- _Prompt_
Pictures stay out of this copy, which runs from the first line of the material through the line containing "from matplotlib.ticker import FuncFormatter".

- _Data shown_
-- Start --
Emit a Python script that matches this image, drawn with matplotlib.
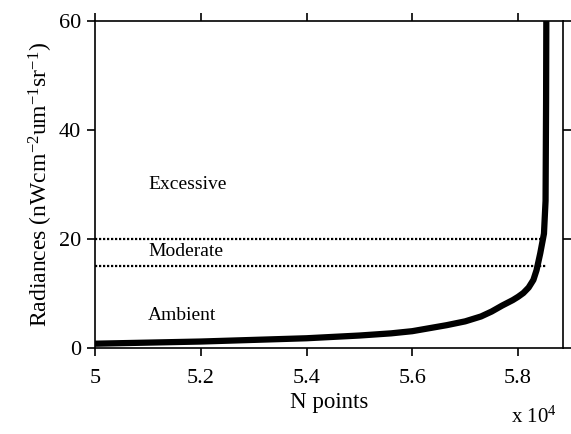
import matplotlib
matplotlib.use("Agg")
import matplotlib.pyplot as plt
from matplotlib.ticker import FuncFormatter

plt.rcParams['font.family'] = ['Liberation Serif', 'DejaVu Serif']
plt.rcParams['mathtext.fontset'] = 'custom'
plt.rcParams['mathtext.rm'] = 'Liberation Serif'
plt.rcParams['mathtext.it'] = 'Liberation Serif:italic'

# Data
n_points = [50000, 51000, 52000, 53000, 54000, 55000, 55600, 56000, 56650,
            57000, 57300, 57500, 57700, 57900, 58000, 58100, 58200, 58290,
            58350, 58420, 58490, 58520, 58530, 58535]
radiance = [0.8, 1.0, 1.2, 1.5, 1.8, 2.3, 2.7, 3.1, 4.2,
            4.9, 5.8, 6.7, 7.8, 8.8, 9.4, 10.1, 11.1, 12.5,
            14.3, 17.4, 21.0, 27.0, 45.0, 62.0]
thresholds = [20, 15]
threshold_ends = [58420, 58530]
zone_labels = ['Excessive', 'Moderate', 'Ambient']
zone_y = [30, 17.8, 5.9]
xticks = [50000, 52000, 54000, 56000, 58000]
yticks = [0, 20, 40, 60]

fig = plt.figure(figsize=(5.71, 4.34), dpi=100)
ax = fig.add_axes([0.1664, 0.198, 0.8196, 0.7536])

ax.plot(n_points, radiance, color='black', lw=4.5, solid_capstyle='butt',
        solid_joinstyle='round')
for t, e in zip(thresholds, threshold_ends):
    ax.plot([50000, e], [t, t], color='black', lw=1.6, linestyle=(0, (1, 0.8)))
for lab, yy in zip(zone_labels, zone_y):
    ax.text(51000, yy, lab, fontsize=14, va='center', ha='left')

ax.set_xlim(50000, 58850)
ax.set_ylim(0, 60)
ax.set_xticks(xticks)
ax.set_yticks(yticks)
ax.xaxis.set_major_formatter(FuncFormatter(lambda v, p: f"{v/1e4:g}"))
ax.tick_params(direction='out', length=6, width=1.2, labelsize=16,
               top=True, right=True, pad=4)
ax.tick_params(axis='x', pad=9)
for s in ax.spines.values():
    s.set_linewidth(1.2)

ax.set_xlabel('N points', fontsize=16.5, labelpad=3)
ax.set_ylabel(r'Radiances (nWcm$^{-2}$um$^{-1}$sr$^{-1}$)', fontsize=17, labelpad=3)
fig.text(0.895, 0.015, r'x 10$^4$', fontsize=15, ha='left', va='bottom')

fig.savefig('out.png', dpi=100)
-- End --
- _Correct result_
Emit a Python script that matches this image, drawn with matplotlib.
import matplotlib
matplotlib.use("Agg")
import matplotlib.pyplot as plt
from matplotlib.ticker import FuncFormatter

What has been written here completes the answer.